Alternative Me — Ho, ho, ho! Merry Christmas!
Unindicted Co-Conspirator — Xanax and Valium, my dear. Xanax and Valium.
I <3 you. Just the thing I needed to get me going on a Monday morning!
My aunt and uncle had a collie named Cooter in the 80s. No joke. I think that was back when it only conjured images of the mechanic from Dukes of Hazzard.
You really let a squirrel in your house? That’s dangerous. A friend of mine was lying by the pool at her condo one day and a squirrel cornered her and ran up her bathing-suit-clad body while she was screaming for help. If the squirrel had done that to you, would you have plunge-flung it back out the window?
People always wonder why I shower with my sawed-off leaned up against the shower door… this is why!
“It should cost less than $10 to blind a zombie.” Hilarious AND true. Although, I think you are still aiming too high. $5.00, my dear, $5.00.
Why in the hell did you buy $20 body wash?
That’s the most bizarre part of this story, if you ask me.
Crazy woman.
You’ve gotta hate Zombies. They can screw up even the best days.

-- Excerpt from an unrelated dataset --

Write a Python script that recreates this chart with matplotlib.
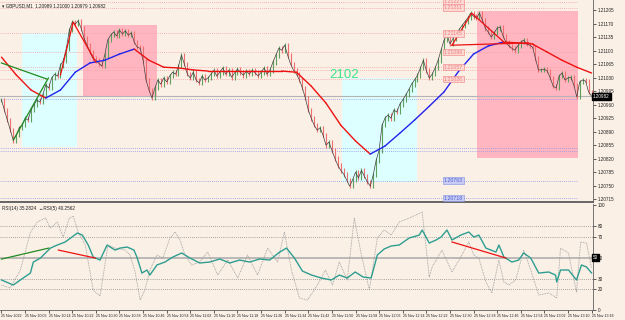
import matplotlib
matplotlib.use('Agg')
import matplotlib.pyplot as plt
from matplotlib.patches import Rectangle
import numpy as np

# GBPUSD M1 closes, one per minute from 09:58
closes = [
    1.20972, 1.20946, 1.20920, 1.20894, 1.20868, 1.20881, 1.20900, 1.20907, 1.20925, 1.20920,
    1.20946, 1.20959, 1.20972, 1.20967, 1.20985, 1.21011, 1.21003, 1.21029, 1.21039, 1.21034,
    1.21062, 1.21075, 1.21106, 1.21153, 1.21174, 1.21169, 1.21177, 1.21158, 1.21132, 1.21114,
    1.21096, 1.21080, 1.21075, 1.21067, 1.21060, 1.21088, 1.21127, 1.21140, 1.21148, 1.21138,
    1.21153, 1.21143, 1.21151, 1.21140, 1.21146, 1.21122, 1.21109, 1.21106, 1.21075, 1.21024,
    1.20998, 1.20977, 1.21003, 1.21024, 1.21013, 1.21029, 1.21019, 1.21034, 1.21044, 1.21039,
    1.21060, 1.21088, 1.21065, 1.21039, 1.21029, 1.21044, 1.21024, 1.21016, 1.21034, 1.21024,
    1.21029, 1.21039, 1.21049, 1.21034, 1.21044, 1.21055, 1.21039, 1.21049, 1.21031, 1.21042,
    1.21052, 1.21044, 1.21036, 1.21047, 1.21039, 1.21049, 1.21042, 1.21034, 1.21044, 1.21055,
    1.21039, 1.21049, 1.21070, 1.21088, 1.21106, 1.21101, 1.21114, 1.21088, 1.21065, 1.21049,
    1.21039, 1.21024, 1.21003, 1.20977, 1.20946, 1.20925, 1.20907, 1.20894, 1.20900, 1.20881,
    1.20855, 1.20863, 1.20842, 1.20821, 1.20803, 1.20790, 1.20780, 1.20765, 1.20749, 1.20765,
    1.20785, 1.20770, 1.20790, 1.20775, 1.20760, 1.20749, 1.20778, 1.20816, 1.20842, 1.20907,
    1.20925, 1.20933, 1.20925, 1.20946, 1.20941, 1.20961, 1.20972, 1.20985, 1.20998, 1.21013,
    1.21024, 1.21036, 1.21055, 1.21075, 1.21049, 1.21029, 1.21039, 1.21055, 1.21075, 1.21101,
    1.21127, 1.21143, 1.21117, 1.21130, 1.21146, 1.21153, 1.21164, 1.21174, 1.21184, 1.21197,
    1.21189, 1.21184, 1.21197, 1.21179, 1.21158, 1.21148, 1.21135, 1.21146, 1.21158, 1.21161,
    1.21138, 1.21122, 1.21112, 1.21106, 1.21101, 1.21112, 1.21122, 1.21127, 1.21117, 1.21114,
    1.21109, 1.21080, 1.21050, 1.21050, 1.21052, 1.21047, 1.21029, 1.21008, 1.21003, 1.21034,
    1.21042, 1.21024, 1.21029, 1.21031, 1.21011, 1.20980, 1.21019, 1.21024, 1.21021, 1.20993,
    1.20982,
]

# moving average read every 5 bars (red falling, blue rising)
ma_idx = list(range(0, 201, 5))
ma_vals = [
    1.21083, 1.21037, 1.20998, 1.20977, 1.20998, 1.21044, 1.21068, 1.21075, 1.21091, 1.21104,
    1.21075, 1.21057, 1.21055, 1.21050, 1.21047, 1.21047, 1.21047, 1.21047, 1.21047, 1.21047,
    1.21044, 1.21008, 1.20964, 1.20907, 1.20866, 1.20832, 1.20853, 1.20886, 1.20920, 1.20956,
    1.20993, 1.21047, 1.21091, 1.21112, 1.21122, 1.21120, 1.21117, 1.21096, 1.21075, 1.21057,
    1.21042,
]

# RSI(14) and RSI(5): bar position, value
rsi14_bars = [0, 4, 6.4, 9.8, 10.8, 13.2, 16.6, 18.9, 21.6, 25.7, 27.4, 29.4, 31.1, 33.4, 35.8,
              38.5, 40.2, 42.6, 44.9, 45.9, 47.6, 49.3, 50.3, 52.7, 55.4, 58.1, 61.1, 63.9, 67.2,
              70.6, 74, 77.4, 80.7, 84.1, 87.5, 90.9, 94.3, 96.6, 99.3, 102, 105.1, 108.4, 111.8,
              114.5, 117.2, 119.9, 122.6, 125.3, 127.4, 129.7, 132.1, 134.8, 138.2, 141.6, 142.6,
              145, 147.3, 149, 151, 152.7, 155.7, 158.4, 160.1, 161.8, 164.2, 167.6, 168.6, 170.3,
              173, 175.3, 177, 179.4, 182.1, 185.5, 187.8, 188.2, 189.5, 192.2, 194.9, 196.6,
              198.3, 200]
rsi14_vals = [28.6, 23.8, 28.6, 35.2, 45.7, 49.5, 59.0, 61.9, 64.8, 73.3, 71.4, 61.9, 50.5, 47.6,
              61.9, 57.1, 59.0, 60.0, 57.1, 50.5, 35.2, 38.1, 33.3, 42.9, 45.7, 50.5, 54.3, 49.5,
              44.8, 45.7, 48.6, 44.8, 47.6, 45.7, 48.6, 47.6, 55.2, 59.0, 49.5, 37.1, 33.3, 30.5,
              28.6, 33.3, 30.5, 36.2, 31.4, 30.5, 52.4, 58.1, 61.0, 61.9, 68.6, 71.4, 76.2, 63.8,
              66.7, 69.5, 76.2, 66.7, 71.4, 74.3, 69.5, 71.4, 59.0, 55.2, 61.9, 50.5, 45.7, 47.6,
              54.3, 49.5, 35.2, 36.2, 33.3, 26.7, 38.1, 38.1, 28.6, 42.9, 41.0, 35.3]
rsi5_bars = [0, 3, 6.4, 9.8, 12.2, 14.9, 16.6, 18.9, 20.9, 23, 24.3, 26, 28.4, 31.1, 33.4, 36.1,
             38.5, 41.9, 43.6, 45.3, 47, 48.6, 50.3, 52.7, 54.7, 57.1, 58.8, 60.5, 62.2, 64.5,
             67.2, 69.9, 73.3, 76.7, 80.1, 83.4, 86.8, 90.2, 93.6, 95.9, 98.3, 101, 103.7, 107.1,
             109.8, 112.2, 114.5, 117.2, 119.6, 122, 124.7, 127.4, 129.7, 132.1, 134.8, 138.2,
             142.6, 145, 146, 149.3, 152.7, 155.7, 158.4, 160.1, 161.8, 164.2, 166.2, 168.6,
             170.3, 172, 174.3, 177, 179.4, 182.1, 185.5, 188.2, 189.5, 192.2, 194.9, 196.3,
             198.3, 200]
rsi5_vals = [23.8, 21.0, 38.0, 74.0, 84.0, 87.6, 78.0, 84.0, 69.5, 87.6, 89.5, 74.3, 61.9, 19.0,
             13.3, 61.9, 59.0, 57.1, 52.4, 36.2, 9.5, 19.0, 38.0, 52.4, 49.5, 68.6, 74.3, 66.7,
             52.4, 42.9, 45.7, 55.2, 33.3, 47.6, 30.5, 52.4, 33.3, 59.0, 45.7, 74.3, 38.0, 11.4,
             9.5, 23.8, 38.0, 23.8, 45.7, 28.6, 87.6, 52.4, 19.0, 68.6, 76.2, 71.4, 83.8, 87.6,
             93.3, 31.4, 41.0, 57.1, 36.2, 50.5, 64.8, 52.4, 49.5, 26.7, 16.2, 47.6, 26.7, 23.8,
             28.6, 57.1, 38.0, 14.3, 16.2, 11.4, 59.0, 54.3, 17.1, 64.8, 63.8, 40.3]

# zone rectangles: (bar start, bar end, price low, price high)
cyan_zones = [(6.8, 25.7, 1.20850, 1.21145), (115.5, 140.9, 1.20760, 1.21029)]
pink_zones = [(27.7, 52.7, 1.20980, 1.21166), (161.1, 195.3, 1.20822, 1.21202)]

red_levels = [1.21227, 1.21211, 1.21145, 1.21096, 1.21057, 1.21050, 1.21026]
red_labeled = [True, True, True, True, True, False, True]
blue_levels = [1.20975, 1.20847, 1.20840, 1.20763, 1.20718, 1.20710]
blue_labeled = [False, False, False, True, True, False]
last_price = 1.20982

# pattern lines on price: lists of (bar, price)
green_lines = [[(0, 1.21068), (15.5, 1.21026)], [(4, 1.20868), (15.9, 1.21029)]]
red_lines = [[(20, 1.21037), (24.3, 1.21174), (32, 1.21070)],
             [(152.7, 1.21114), (159.4, 1.21197), (170.3, 1.21122)],
             [(152.7, 1.21114), (178.7, 1.21120)]]

# lines on RSI: (bar, rsi)
rsi_green = [(0, 48.5), (16, 59.0)]
rsi_red = [[(19.3, 57.1), (31.8, 49.5)], [(152.7, 64.8), (171, 49.5)]]

price_ticks = [1.20715, 1.20750, 1.20785, 1.20820, 1.20855, 1.20890, 1.20925, 1.20960,
               1.20995, 1.21030, 1.21065, 1.21100, 1.21135, 1.21170, 1.21205]
rsi_ticks = [0, 20, 30, 50, 70, 80, 100]
time_labels = ['25 Nov 2022', '25 Nov 10:06', '25 Nov 10:14', '25 Nov 10:22', '25 Nov 10:30',
               '25 Nov 10:38', '25 Nov 10:46', '25 Nov 10:54', '25 Nov 11:02', '25 Nov 11:10',
               '25 Nov 11:18', '25 Nov 11:26', '25 Nov 11:34', '25 Nov 11:42', '25 Nov 11:50',
               '25 Nov 11:58', '25 Nov 12:06', '25 Nov 12:14', '25 Nov 12:22', '25 Nov 12:30',
               '25 Nov 12:38', '25 Nov 12:46', '25 Nov 12:54', '25 Nov 13:02', '25 Nov 13:10',
               '25 Nov 13:18']

bg = '#FAF0E6'
fs = 3.3
plt.rcParams['font.family'] = ['Liberation Sans', 'DejaVu Sans']

fig = plt.figure(figsize=(6.25, 3.2), dpi=100, facecolor=bg)
ax = fig.add_axes([0, 1 - 202 / 320, 593 / 625, 202 / 320], facecolor=bg)
ax2 = fig.add_axes([0, 1 - 310 / 320, 593 / 625, 106 / 320], facecolor=bg)

n = len(closes)
x = np.arange(n)
c = np.array(closes)
o = np.concatenate([[c[0]], c[:-1]])
pad = 0.00006
hi = np.maximum(o, c) + pad
lo = np.minimum(o, c) - pad

for b0, b1, p0, p1 in cyan_zones:
    ax.add_patch(Rectangle((b0, p0), b1 - b0, p1 - p0, color='#DDFFFF', lw=0, zorder=0))
for b0, b1, p0, p1 in pink_zones:
    ax.add_patch(Rectangle((b0, p0), b1 - b0, p1 - p0, color='#FFB6C1', lw=0, zorder=0))

for lv, lab in zip(red_levels, red_labeled):
    ax.plot([-1, 195.5], [lv, lv], color='#F4A0A0', lw=0.6, ls=(0, (1, 1.5)), zorder=1)
    if lab:
        ax.text(150, lv, '%.5f' % lv, fontsize=3.8, color='#F08080', va='center', ha='left',
                bbox=dict(boxstyle='square,pad=0.15', fc='#FBD8D2', ec='#F08080', lw=0.4), zorder=6)
for lv, lab in zip(blue_levels, blue_labeled):
    ax.plot([-1, 195.5], [lv, lv], color='#8C94E8', lw=0.6, ls=(0, (1, 1.5)), zorder=1)
    if lab:
        ax.text(150, lv, '%.5f' % lv, fontsize=3.8, color='#5060D0', va='center', ha='left',
                bbox=dict(boxstyle='square,pad=0.15', fc='#C8CCF4', ec='#7F8FE0', lw=0.4), zorder=6)
ax.axhline(last_price, color='#B4B4B4', lw=0.8, zorder=1)

cols = np.where(c >= o, '#5FA05F', '#F07070')
ax.vlines(x, lo, hi, colors=cols, lw=0.8, zorder=2)
ax.plot(x, c, color='#404040', lw=0.5, zorder=3)

for k in range(len(ma_idx) - 1):
    col = '#EE1111' if ma_vals[k + 1] <= ma_vals[k] else '#2222EE'
    ax.plot(ma_idx[k:k + 2], ma_vals[k:k + 2], color=col, lw=1.0, zorder=4,
            solid_capstyle='round')

for seg in green_lines:
    ax.plot([p[0] for p in seg], [p[1] for p in seg], color='#228B22', lw=0.9, zorder=4)
for seg in red_lines:
    ax.plot([p[0] for p in seg], [p[1] for p in seg], color='#EE1111', lw=0.9, zorder=4)

ax.text(116, 1.21037, '2102', color='#3CE68C', fontsize=9.5, ha='center', va='center', zorder=5)
ax.text(0.004, 0.985, '\u25be GBPUSD,M1  1.20989 1.21000 1.20979 1.20982', transform=ax.transAxes,
        fontsize=fs, va='top', ha='left', color='#202020')

ax.set_xlim(-0.5, 200.5)
ax.set_ylim(1.20708, 1.21231)
ax.set_xticks([])
ax.yaxis.tick_right()
ax.set_yticks(price_ticks)
ax.set_yticklabels(['%.5f' % v for v in price_ticks], fontsize=fs)
ax.tick_params(axis='y', length=2, width=0.5, pad=1.5, colors='#202020')
for s in ['left', 'top']:
    ax.spines[s].set_visible(False)
ax.spines['right'].set_color('#606060')
ax.spines['right'].set_linewidth(0.6)
ax.spines['bottom'].set_color('#505050')
ax.spines['bottom'].set_linewidth(1.2)
ax.text(1.0, last_price, '%.5f' % last_price, transform=ax.get_yaxis_transform(), fontsize=fs,
        color='white', va='center', ha='left',
        bbox=dict(boxstyle='square,pad=0.2', fc='black', ec='black'), zorder=10, clip_on=False)

# RSI panel
for lv in [80, 70, 30, 20]:
    ax2.axhline(lv, color='#8A8A8A', lw=0.6, ls=(0, (1, 1.5)))
ax2.axhline(50, color='#B0B0B0', lw=1.2)
ax2.plot(rsi5_bars, rsi5_vals, color='#9A9A9A', lw=0.6, ls=(0, (1, 1)))
ax2.plot(rsi14_bars, rsi14_vals, color='#2E9E90', lw=1.0)
ax2.plot([p[0] for p in rsi_green], [p[1] for p in rsi_green], color='#228B22', lw=0.9)
for seg in rsi_red:
    ax2.plot([p[0] for p in seg], [p[1] for p in seg], color='#EE1111', lw=0.9)

ax2.text(0.004, 0.985, 'RSI(14) 35.2824  \u2194RSI(5) 40.2562', transform=ax2.transAxes,
         fontsize=fs, va='top', ha='left', color='#202020')

ax2.set_xlim(-0.5, 200.5)
ax2.set_ylim(0, 101)
ax2.yaxis.tick_right()
ax2.set_yticks(rsi_ticks)
ax2.set_yticklabels([str(v) for v in rsi_ticks], fontsize=fs)
ax2.tick_params(axis='y', length=2, width=0.5, pad=1.5, colors='#202020')
ax2.text(1.0, 50, '50', transform=ax2.get_yaxis_transform(), fontsize=fs, color='white',
         va='center', ha='left', bbox=dict(boxstyle='square,pad=0.2', fc='black', ec='black'),
         zorder=10, clip_on=False)
ax2.set_xticks(list(range(0, 201, 8)))
ax2.set_xticklabels(time_labels, fontsize=2.6, ha='left')
ax2.tick_params(axis='x', length=2, width=0.5, pad=1, colors='#202020')
for sp in ['left', 'top']:
    ax2.spines[sp].set_visible(False)
ax2.spines['right'].set_color('#606060')
ax2.spines['right'].set_linewidth(0.6)
ax2.spines['bottom'].set_color('#606060')
ax2.spines['bottom'].set_linewidth(0.6)

fig.savefig('out.png', dpi=100, facecolor=bg)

John Cougar Melancamp’s song “hurt so good” comes to mind when I read your posts. Well, not the song so much as the name...if that is the name…
Couldn’t I just have written “ha ha ha” or something? GEEZ!!

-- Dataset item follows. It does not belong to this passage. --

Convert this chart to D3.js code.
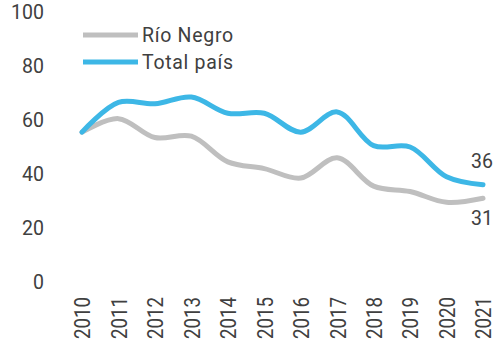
<!DOCTYPE html>
<html>
<head>
<meta charset="utf-8">
<script src="https://cdn.jsdelivr.net/npm/d3@7"></script>
<style>
  html, body { margin: 0; padding: 0; background: #fff; }
  svg { display: block; }
  text { font-family: Roboto, "Liberation Sans", sans-serif; fill: #404040; }
</style>
</head>
<body>
<svg id="chart" width="494" height="347"></svg>
<script>
// Years on the x axis
const years = ["2010","2011","2012","2013","2014","2015","2016","2017","2018","2019","2020","2021"];
// Series values (%)
const rioNegro = [55.5, 60.5, 53.5, 54, 44.5, 42, 38.5, 46, 35.5, 33.5, 29.5, 31];
const totalPais = [55.5, 66.5, 66, 68.5, 62.5, 62.5, 55.5, 63, 50.5, 50, 39, 36];
// Y axis ticks
const yTicks = [0, 20, 40, 60, 80, 100];

const seriesNames = ["Río Negro", "Total país"];
const seriesColors = ["#bfbfbf", "#3db7e6"];

const svg = d3.select("#chart");

const x = d3.scalePoint().domain(years).range([82, 483]);
const y = d3.scaleLinear().domain([0, 100]).range([282, 12]);

// Y axis labels (no axis line)
const yAxis = d3.axisLeft(y).tickValues(yTicks).tickSize(0).tickPadding(0);
const gy = svg.append("g").attr("transform", "translate(44,0)").call(yAxis);
gy.select(".domain").remove();
gy.selectAll("text")
  .attr("font-family", "Roboto, 'Liberation Sans', sans-serif")
  .attr("font-size", 19.5)
  .attr("fill", "#404040");

// X axis: rotated year labels reading upward
const xAxis = d3.axisBottom(x).tickSize(0).tickPadding(0);
const gx = svg.append("g").attr("transform", "translate(0,297)").call(xAxis);
gx.select(".domain").remove();
gx.selectAll("text")
  .attr("font-family", "Roboto, 'Liberation Sans', sans-serif")
  .attr("font-size", 22.5)
  .attr("fill", "#404040")
  .attr("text-anchor", "end")
  .attr("x", 0)
  .attr("y", 0)
  .attr("dy", "0.35em")
  .attr("transform", "rotate(-90) scale(0.83,1)");

// Lines
const line = d3.line()
  .x((d, i) => x(years[i]))
  .y(d => y(d))
  .curve(d3.curveCatmullRom.alpha(0.5));

[rioNegro, totalPais].forEach((vals, k) => {
  svg.append("path")
    .datum(vals)
    .attr("fill", "none")
    .attr("stroke", seriesColors[k])
    .attr("stroke-width", 5)
    .attr("stroke-linecap", "round")
    .attr("stroke-linejoin", "round")
    .attr("d", line);
});

// End value labels
const last = years.length - 1;
svg.append("text")
  .attr("x", x(years[last]) - 1)
  .attr("y", y(totalPais[last]) - 24)
  .attr("dy", "0.36em")
  .attr("text-anchor", "middle")
  .attr("font-size", 19.5)
  .text(Math.round(totalPais[last]));
svg.append("text")
  .attr("x", x(years[last]) - 1)
  .attr("y", y(rioNegro[last]) + 20)
  .attr("dy", "0.36em")
  .attr("text-anchor", "middle")
  .attr("font-size", 19.5)
  .text(Math.round(rioNegro[last]));

// Legend
const legend = svg.append("g");
seriesNames.forEach((name, k) => {
  const ly = 35 + k * 27;
  legend.append("line")
    .attr("x1", 83).attr("x2", 138)
    .attr("y1", ly).attr("y2", ly)
    .attr("stroke", seriesColors[k])
    .attr("stroke-width", 5);
  legend.append("text")
    .attr("x", 142)
    .attr("y", ly)
    .attr("dy", "0.36em")
    .attr("font-size", 19.5)
    .attr("letter-spacing", 0.7)
    .text(name);
});
</script>
</body>
</html>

This is fucking hilarious! I LOVE the picture!
You have a gift, a gift for putting pictures in my head that make me want to pee in my pants! Is that marketable?
Oh, I forgot to say, Happy New Year!
Wow. The mental imagery is just murderous! Lol.

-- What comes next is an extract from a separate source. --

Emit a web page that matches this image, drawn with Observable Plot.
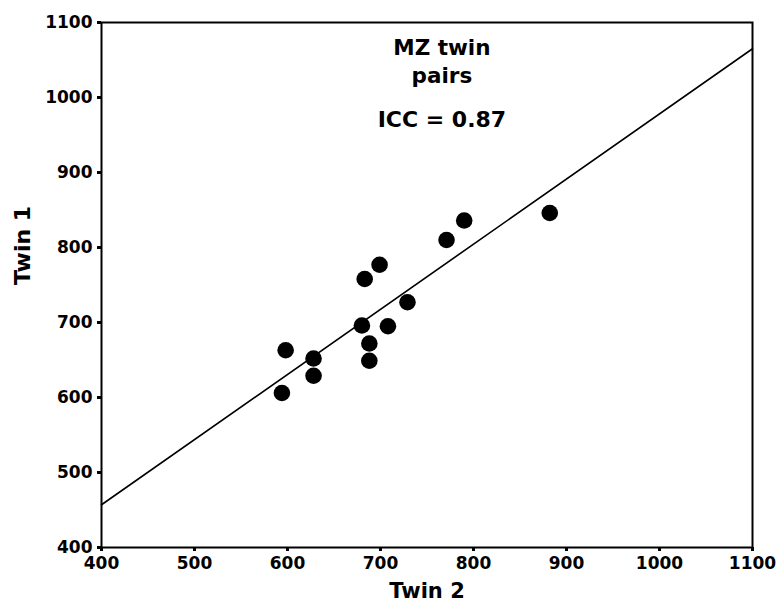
<!DOCTYPE html>
<html>
<head>
<meta charset="utf-8">
<script src="https://cdn.jsdelivr.net/npm/d3@7"></script>
<script src="https://cdn.jsdelivr.net/npm/@observablehq/plot@0.6"></script>
<style>
  html, body { margin: 0; padding: 0; background: #fff; }
</style>
</head>
<body>
<div id="chart"></div>
<script>
// Data
const twin2 = [594, 598, 628, 628, 680, 688, 688, 683, 699, 708, 729, 771, 790, 882];
const twin1 = [606, 663, 652, 629, 696, 672, 649, 758, 777, 695, 727, 810, 836, 846];

// Fitted line endpoints (as drawn)
const lineX = [400, 1100];
const lineY = [457, 1065];

// Tick values
const xTicks = [400, 500, 600, 700, 800, 900, 1000, 1100];
const yTicks = [400, 500, 600, 700, 800, 900, 1000, 1100];

// Annotation text
const annLabels = ["MZ twin", "pairs", "ICC = 0.87"];
const annX = [766, 766, 766];
const annY = [1065.6, 1028, 969.5];
const annSize = [21.5, 21.5, 22];

const points = twin2.map((x, i) => ({x, y: twin1[i]}));
const fitLine = lineX.map((x, i) => ({x, y: lineY[i]}));
const ann = annLabels.map((t, i) => ({t, x: annX[i], y: annY[i], s: annSize[i]}));

const chart = Plot.plot({
  width: 780,
  height: 607,
  marginLeft: 101,
  marginRight: 28,
  marginTop: 22,
  marginBottom: 60,
  style: {
    fontFamily: "'DejaVu Sans', sans-serif",
    fontWeight: "bold",
    fontSize: "17px",
    background: "#fff",
    color: "#000"
  },
  x: {domain: [400, 1100]},
  y: {domain: [400, 1100]},
  marks: [
    Plot.frame({stroke: "#000", strokeWidth: 2}),
    Plot.axisX({ticks: xTicks, tickSize: 4, tickPadding: 5, strokeWidth: 3, tickFormat: d => String(d), label: null, fontSize: 17}),
    Plot.axisY({ticks: yTicks, tickSize: 4, tickPadding: 5, strokeWidth: 3, tickFormat: d => String(d), label: null, fontSize: 17}),
    Plot.line(fitLine, {x: "x", y: "y", stroke: "#000", strokeWidth: 1.6}),
    Plot.dot(points, {x: "x", y: "y", r: 8.3, fill: "#000", stroke: null}),
    Plot.text(ann, {x: "x", y: "y", text: "t", fontSize: d => d.s, fontWeight: "bold", fill: "#000"}),
    Plot.text(["Twin 2"], {frameAnchor: "bottom", dy: 50, text: d => d, fontSize: 21, fontWeight: "bold", fill: "#000"}),
    Plot.text(["Twin 1"], {frameAnchor: "left", dx: -79, rotate: -90, text: d => d, fontSize: 22, fontWeight: "bold", fill: "#000"})
  ]
});

document.getElementById("chart").appendChild(chart);
</script>
</body>
</html>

I started a new blog and didn’t have your email to send you the new address. So this is my way of alerting you. Keep up the funny work!
Awesomely funny.
Totally had a similar experience recently in my pantry. I swear to GOD, it was a bird, who managed to get in via the crawl space opening (?) or something, I’m not sure, that’s just what the maintenance man from the apartment told me when he rescued it. So funny.
Funny stuff.
I might have to stick around here awhile.
I love your site the photoshoped photos are unbelievable. And some of the terms you use are new to me. I’ll be coming back for sure.
I don’t even know you and I was telling a friend about your horrible survelience skills at Starbucks just the other day.
Thanks! I sooooooo needed a good laugh!!!
I always thought I was weird when I heard an odd noise and was all alone I’d think crazed killer.. a la Micheal Myers. Zombies are good - the pic was amazing too!